Government support for businesses during the pandemic has failed to prevent a significant rise in corporate insolvencies across England and Wales through the second quarter of the year – but it has still provided an essential lifeline for many struggling firms and stopped the situation being much worse.

That’s the view of Alexandra Withers, North East chair of insolvency and restructuring trade body R3, after the corporate insolvency figures for England and Wales for the second quarter of 2021 revealed an increase of more than 31% on the figures for the first three months of the year.

The new Insolvency Service statistics show that there 3,116 corporate insolvency cases lodged between April and June this year, compared to 2,371 in the preceding three months.

The new Q2 figure also represents a four per cent year-on-year rise from the same quarter in 2020.

The quarterly rise has driven by an increasing number of firms being put into liquidation by their directors through Creditors’ Voluntary Liquidations (CVLs), which happen when shareholders choose to put a company into liquidation because it is insolvent.

Alexandra Withers, who is an associate solicitor in the insolvency department of Short Richardson & Forth Solicitors in Newcastle, says: “The latest corporate insolvency figures clearly show the toll that the challenges of the last three months, and the twelve before them, have taken on the business community.

“It’s hard to say exactly what’s driving this increase in CVLs, but it could be that a significant number of company directors have decided they can no longer go on trading as a result of the pandemic, and are opting to close down their businesses by using the CVL process before the situation gets even worse further.

“While many regional business owners were hoping the lifting of the lockdown would help them, they reopened amid low consumer confidence, a time when people were being encouraged to stay local, and when the economy was still a long way from recovering from the blow the start of the pandemic dealt it.

“The formal end of lockdown may have improved their situation, but it wasn’t the boost many businesses had hoped for.

“The Government’s business support measures have remained in place over this period and are likely the reason why the quarterly increase isn’t as severe as it could have been.

“This support has been a lifeline for many businesses, but with the furlough scheme now winding down, directors now need to take the time to plan for how they’ll manage when this initiative ends.”

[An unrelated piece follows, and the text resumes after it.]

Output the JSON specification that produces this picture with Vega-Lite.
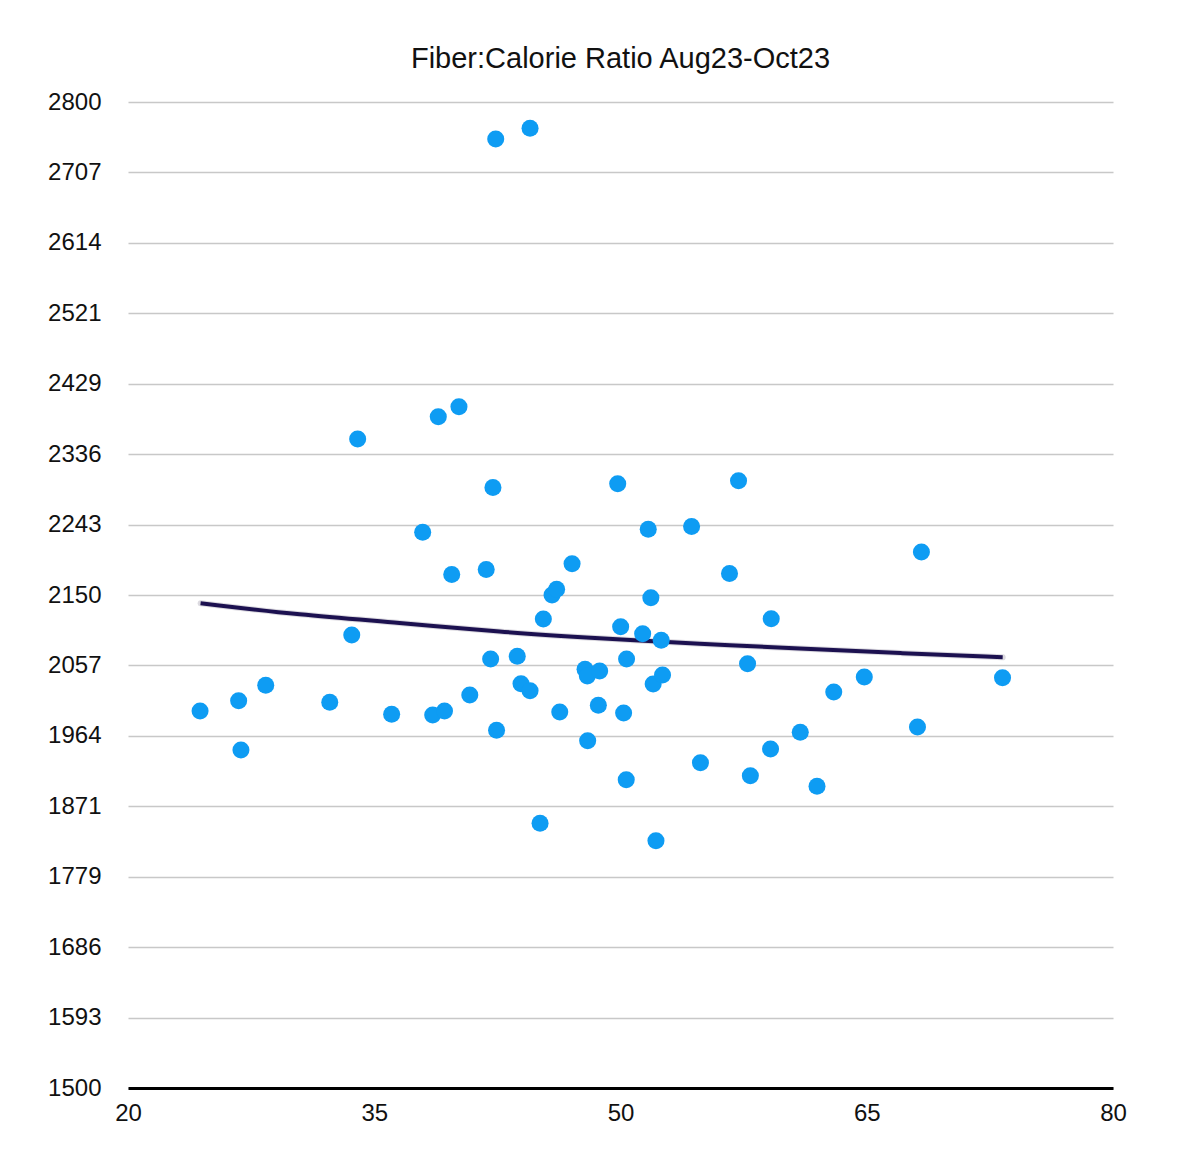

Alexandra Withers is now advising North East business owners who think they might be facing financial difficulties to get qualified advice as quickly as possible to give themselves the best chance of finding a sustainable way forward for their companies.

She continues: “Looking ahead, the removal of the final Covid restrictions and the success of the continuing vaccine rollout means there’s a chance many businesses may be able to return to near-normality again, and there are some bright spots ahead on which we can all focus.

“The IMF has predicted the UK economy will grow by seven per cent this year, consumer spending is now above 2019 levels, and research shows that people are more optimistic about their personal finances.

“However, anyone who is concerned about their business finances should seek proactively advice from a qualified source as soon as possible as taking the initiative, rather than avoiding the issue, means you will have more options open for finding a positive way forward.”